## DATASET CONTENT
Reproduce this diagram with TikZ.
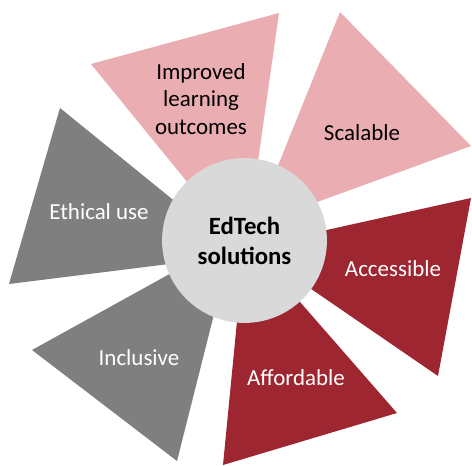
\documentclass[tikz,border=0pt]{standalone}
\usepackage{fontspec}
\setmainfont{Carlito}
\definecolor{petalpink}{RGB}{234,173,177}
\definecolor{petalred}{RGB}{158,38,49}
\definecolor{petalgray}{RGB}{127,127,127}
\definecolor{hubgray}{RGB}{217,217,217}
\tikzset{
  lbl/.style={align=center,font=\fontsize{17.3}{20.7}\selectfont},
  hub/.style={circle,fill=hubgray,minimum size=4.37cm,inner sep=0pt,
    align=center,font=\fontsize{18.7}{22.6}\selectfont\bfseries},
}
\begin{document}
\begin{tikzpicture}[xscale=0.0265,yscale=-0.0265]
  \useasboundingbox (0,0) rectangle (472,466);
  % petals: two outer corners, then the tip under the hub
  \fill[petalpink] (91,64) -- (279,13) -- (245,253) -- cycle;
  \fill[petalpink] (340,12) -- (471,146) -- (254,225) -- cycle;
  \fill[petalred] (471,198) -- (438,376) -- (250,247) -- cycle;
  \fill[petalred] (397,413) -- (223,465) -- (245,239) -- cycle;
  \fill[petalgray] (32,350) -- (177,461) -- (233,239) -- cycle;
  \fill[petalgray] (60,108) -- (9,284) -- (241,255) -- cycle;
  \node[hub] (edtech) at (244.5,240.5) {EdTech\\solutions};
  \node[lbl] (improved) at (201,99) {Improved\\learning\\outcomes};
  \node[lbl] (scalable) at (362,133) {Scalable};
  \node[lbl,white] (accessible) at (393,269) {Accessible};
  \node[lbl,white] (affordable) at (296,378) {Affordable};
  \node[lbl,white] (inclusive) at (139,358) {Inclusive};
  \node[lbl,white] (ethical) at (99,212) {Ethical use};
\end{tikzpicture}
\end{document}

## OBJECTIVE
Restate the whole of the material word for word without the pictures.

## COMPLETE RESPONSE
Reproduce this diagram with TikZ.
\documentclass[tikz,border=0pt]{standalone}
\usepackage{fontspec}
\setmainfont{Carlito}
\definecolor{petalpink}{RGB}{234,173,177}
\definecolor{petalred}{RGB}{158,38,49}
\definecolor{petalgray}{RGB}{127,127,127}
\definecolor{hubgray}{RGB}{217,217,217}
\tikzset{
  lbl/.style={align=center,font=\fontsize{17.3}{20.7}\selectfont},
  hub/.style={circle,fill=hubgray,minimum size=4.37cm,inner sep=0pt,
    align=center,font=\fontsize{18.7}{22.6}\selectfont\bfseries},
}
\begin{document}
\begin{tikzpicture}[xscale=0.0265,yscale=-0.0265]
  \useasboundingbox (0,0) rectangle (472,466);
  % petals: two outer corners, then the tip under the hub
  \fill[petalpink] (91,64) -- (279,13) -- (245,253) -- cycle;
  \fill[petalpink] (340,12) -- (471,146) -- (254,225) -- cycle;
  \fill[petalred] (471,198) -- (438,376) -- (250,247) -- cycle;
  \fill[petalred] (397,413) -- (223,465) -- (245,239) -- cycle;
  \fill[petalgray] (32,350) -- (177,461) -- (233,239) -- cycle;
  \fill[petalgray] (60,108) -- (9,284) -- (241,255) -- cycle;
  \node[hub] (edtech) at (244.5,240.5) {EdTech\\solutions};
  \node[lbl] (improved) at (201,99) {Improved\\learning\\outcomes};
  \node[lbl] (scalable) at (362,133) {Scalable};
  \node[lbl,white] (accessible) at (393,269) {Accessible};
  \node[lbl,white] (affordable) at (296,378) {Affordable};
  \node[lbl,white] (inclusive) at (139,358) {Inclusive};
  \node[lbl,white] (ethical) at (99,212) {Ethical use};
\end{tikzpicture}
\end{document}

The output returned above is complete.